PROBLEM TO SOLVE:
Each line of the listing must be transcribed exactly, except for the images, which should be excluded.

RECORDED DATA:
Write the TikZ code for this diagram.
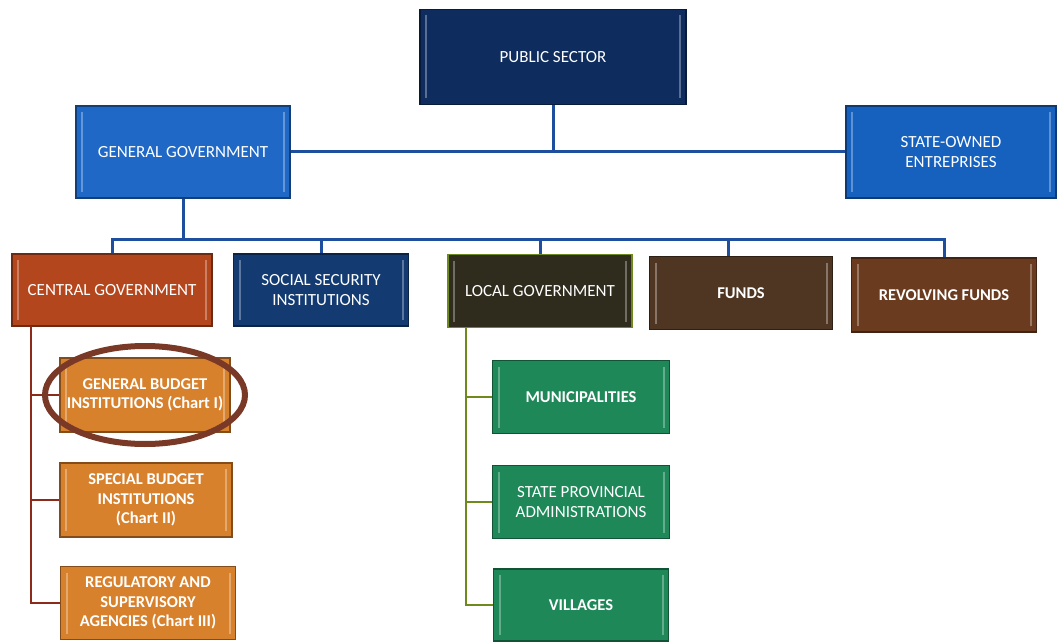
\documentclass[tikz,border=0pt]{standalone}
\usepackage{fontspec}
\setmainfont{Carlito}
\begin{document}
\begin{tikzpicture}[x=1pt,y=-1pt,
  box/.style={draw=#1!60!black, line width=1.2pt, fill=#1, text=white, align=center, inner sep=2pt,
    font=\fontsize{17}{19.5}\selectfont,
    path picture={
      \draw[#1!55!white, line width=2pt, opacity=0.7]
        ([xshift=6pt,yshift=-6pt]path picture bounding box.north west) -- ([xshift=6pt,yshift=6pt]path picture bounding box.south west);
      \draw[#1!55!white, line width=2pt, opacity=0.7]
        ([xshift=-6pt,yshift=-6pt]path picture bounding box.north east) -- ([xshift=-6pt,yshift=6pt]path picture bounding box.south east);
    }},
  bld/.style={font=\fontsize{16.5}{19.5}\selectfont\bfseries},
  bluecon/.style={draw=conblue, line width=3pt},
  redcon/.style={draw=conred, line width=2.5pt},
  greencon/.style={draw=congreen, line width=2.5pt}]
\definecolor{psec}{HTML}{0E2D5E}
\definecolor{ggov}{HTML}{1F68C6}
\definecolor{soe}{HTML}{1660BE}
\definecolor{cgov}{HTML}{B4461E}
\definecolor{ssec}{HTML}{133B72}
\definecolor{lgov}{HTML}{2F2B1D}
\definecolor{fund}{HTML}{4E3623}
\definecolor{rfund}{HTML}{6A3B1E}
\definecolor{orng}{HTML}{D8812C}
\definecolor{grn}{HTML}{1E8858}
\definecolor{conblue}{HTML}{1E4E9E}
\definecolor{conred}{HTML}{8C2B1B}
\definecolor{congreen}{HTML}{6E8A1C}
\definecolor{ring}{HTML}{7A3826}
\useasboundingbox (0,0) rectangle (1059,644);
\fill[white] (0,0) rectangle (1059,644);
% top level
\node[box=psec, minimum width=266, minimum height=95] (ps) at (553,57) {PUBLIC SECTOR};
\node[box=ggov, minimum width=214, minimum height=92] (gg) at (183,152) {GENERAL GOVERNMENT};
\node[box=soe, minimum width=210, minimum height=92] (soe) at (951,152) {STATE-OWNED\\ENTREPRISES};
% row 3
\node[box=cgov, minimum width=200, minimum height=72] (cg) at (112,290) {CENTRAL GOVERNMENT};
\node[box=ssec, minimum width=175, minimum height=72] (ss) at (321,290) {SOCIAL SECURITY\\INSTITUTIONS};
\node[box=lgov, minimum width=184, minimum height=73, draw=congreen] (lg) at (540,291) {LOCAL GOVERNMENT};
\node[box=fund, minimum width=183, minimum height=73, bld] (fu) at (741,293) {FUNDS};
\node[box=rfund, minimum width=185, minimum height=74, bld] (rf) at (944,295) {REVOLVING FUNDS};
% central government children
\node[box=orng, minimum width=170, minimum height=74, bld] (gb) at (145,395) {GENERAL BUDGET\\INSTITUTIONS (Chart I)};
\node[box=orng, minimum width=172, minimum height=74, bld] (sb) at (146,500) {SPECIAL BUDGET\\INSTITUTIONS\\(Chart II)};
\node[box=orng, minimum width=175, minimum height=73, bld] (ra) at (148,603) {REGULATORY AND\\SUPERVISORY\\AGENCIES (Chart III)};
% local government children
\node[box=grn, minimum width=177, minimum height=73, bld] (mu) at (581,397) {MUNICIPALITIES};
\node[box=grn, minimum width=177, minimum height=73] (sp) at (581,502) {STATE PROVINCIAL\\ADMINISTRATIONS};
\node[box=grn, minimum width=175, minimum height=72, bld] (vi) at (581,605) {VILLAGES};
% connectors top
\coordinate (j1) at (553,152);
\draw[bluecon] (ps.south) -- (j1);
\draw[bluecon] (gg.east) -- (soe.west);
\coordinate (bus) at (183,240);
\draw[bluecon] (gg.south) -- (bus);
\draw[bluecon] (cg.north) |- (bus);
\draw[bluecon] (bus) -| (rf.north);
\draw[bluecon] (ss.north) -- (ss.north |- bus);
\draw[bluecon] (lg.north) -- (lg.north |- bus);
\draw[bluecon] ([xshift=-13pt]fu.north) -- ([xshift=-13pt]fu.north |- bus);
% central children
\coordinate (cgx) at (31,326);
\draw[redcon] (cgx) -- (31,603) -- (ra.west);
\draw[redcon] (31,395) -- (gb.west);
\draw[redcon] (31,500) -- (sb.west);
% local children
\coordinate (lgx) at (466,328);
\draw[greencon] (lgx) -- (466,605) -- (vi.west);
\draw[greencon] (466,397) -- (mu.west);
\draw[greencon] (466,502) -- (sp.west);
% highlight ring
\draw[ring, line width=6pt] (gb.center) ellipse [x radius=100, y radius=49];
\end{tikzpicture}
\end{document}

OUTPUT OF THE TASK:
Write the TikZ code for this diagram.
\documentclass[tikz,border=0pt]{standalone}
\usepackage{fontspec}
\setmainfont{Carlito}
\begin{document}
\begin{tikzpicture}[x=1pt,y=-1pt,
  box/.style={draw=#1!60!black, line width=1.2pt, fill=#1, text=white, align=center, inner sep=2pt,
    font=\fontsize{17}{19.5}\selectfont,
    path picture={
      \draw[#1!55!white, line width=2pt, opacity=0.7]
        ([xshift=6pt,yshift=-6pt]path picture bounding box.north west) -- ([xshift=6pt,yshift=6pt]path picture bounding box.south west);
      \draw[#1!55!white, line width=2pt, opacity=0.7]
        ([xshift=-6pt,yshift=-6pt]path picture bounding box.north east) -- ([xshift=-6pt,yshift=6pt]path picture bounding box.south east);
    }},
  bld/.style={font=\fontsize{16.5}{19.5}\selectfont\bfseries},
  bluecon/.style={draw=conblue, line width=3pt},
  redcon/.style={draw=conred, line width=2.5pt},
  greencon/.style={draw=congreen, line width=2.5pt}]
\definecolor{psec}{HTML}{0E2D5E}
\definecolor{ggov}{HTML}{1F68C6}
\definecolor{soe}{HTML}{1660BE}
\definecolor{cgov}{HTML}{B4461E}
\definecolor{ssec}{HTML}{133B72}
\definecolor{lgov}{HTML}{2F2B1D}
\definecolor{fund}{HTML}{4E3623}
\definecolor{rfund}{HTML}{6A3B1E}
\definecolor{orng}{HTML}{D8812C}
\definecolor{grn}{HTML}{1E8858}
\definecolor{conblue}{HTML}{1E4E9E}
\definecolor{conred}{HTML}{8C2B1B}
\definecolor{congreen}{HTML}{6E8A1C}
\definecolor{ring}{HTML}{7A3826}
\useasboundingbox (0,0) rectangle (1059,644);
\fill[white] (0,0) rectangle (1059,644);
% top level
\node[box=psec, minimum width=266, minimum height=95] (ps) at (553,57) {PUBLIC SECTOR};
\node[box=ggov, minimum width=214, minimum height=92] (gg) at (183,152) {GENERAL GOVERNMENT};
\node[box=soe, minimum width=210, minimum height=92] (soe) at (951,152) {STATE-OWNED\\ENTREPRISES};
% row 3
\node[box=cgov, minimum width=200, minimum height=72] (cg) at (112,290) {CENTRAL GOVERNMENT};
\node[box=ssec, minimum width=175, minimum height=72] (ss) at (321,290) {SOCIAL SECURITY\\INSTITUTIONS};
\node[box=lgov, minimum width=184, minimum height=73, draw=congreen] (lg) at (540,291) {LOCAL GOVERNMENT};
\node[box=fund, minimum width=183, minimum height=73, bld] (fu) at (741,293) {FUNDS};
\node[box=rfund, minimum width=185, minimum height=74, bld] (rf) at (944,295) {REVOLVING FUNDS};
% central government children
\node[box=orng, minimum width=170, minimum height=74, bld] (gb) at (145,395) {GENERAL BUDGET\\INSTITUTIONS (Chart I)};
\node[box=orng, minimum width=172, minimum height=74, bld] (sb) at (146,500) {SPECIAL BUDGET\\INSTITUTIONS\\(Chart II)};
\node[box=orng, minimum width=175, minimum height=73, bld] (ra) at (148,603) {REGULATORY AND\\SUPERVISORY\\AGENCIES (Chart III)};
% local government children
\node[box=grn, minimum width=177, minimum height=73, bld] (mu) at (581,397) {MUNICIPALITIES};
\node[box=grn, minimum width=177, minimum height=73] (sp) at (581,502) {STATE PROVINCIAL\\ADMINISTRATIONS};
\node[box=grn, minimum width=175, minimum height=72, bld] (vi) at (581,605) {VILLAGES};
% connectors top
\coordinate (j1) at (553,152);
\draw[bluecon] (ps.south) -- (j1);
\draw[bluecon] (gg.east) -- (soe.west);
\coordinate (bus) at (183,240);
\draw[bluecon] (gg.south) -- (bus);
\draw[bluecon] (cg.north) |- (bus);
\draw[bluecon] (bus) -| (rf.north);
\draw[bluecon] (ss.north) -- (ss.north |- bus);
\draw[bluecon] (lg.north) -- (lg.north |- bus);
\draw[bluecon] ([xshift=-13pt]fu.north) -- ([xshift=-13pt]fu.north |- bus);
% central children
\coordinate (cgx) at (31,326);
\draw[redcon] (cgx) -- (31,603) -- (ra.west);
\draw[redcon] (31,395) -- (gb.west);
\draw[redcon] (31,500) -- (sb.west);
% local children
\coordinate (lgx) at (466,328);
\draw[greencon] (lgx) -- (466,605) -- (vi.west);
\draw[greencon] (466,397) -- (mu.west);
\draw[greencon] (466,502) -- (sp.west);
% highlight ring
\draw[ring, line width=6pt] (gb.center) ellipse [x radius=100, y radius=49];
\end{tikzpicture}
\end{document}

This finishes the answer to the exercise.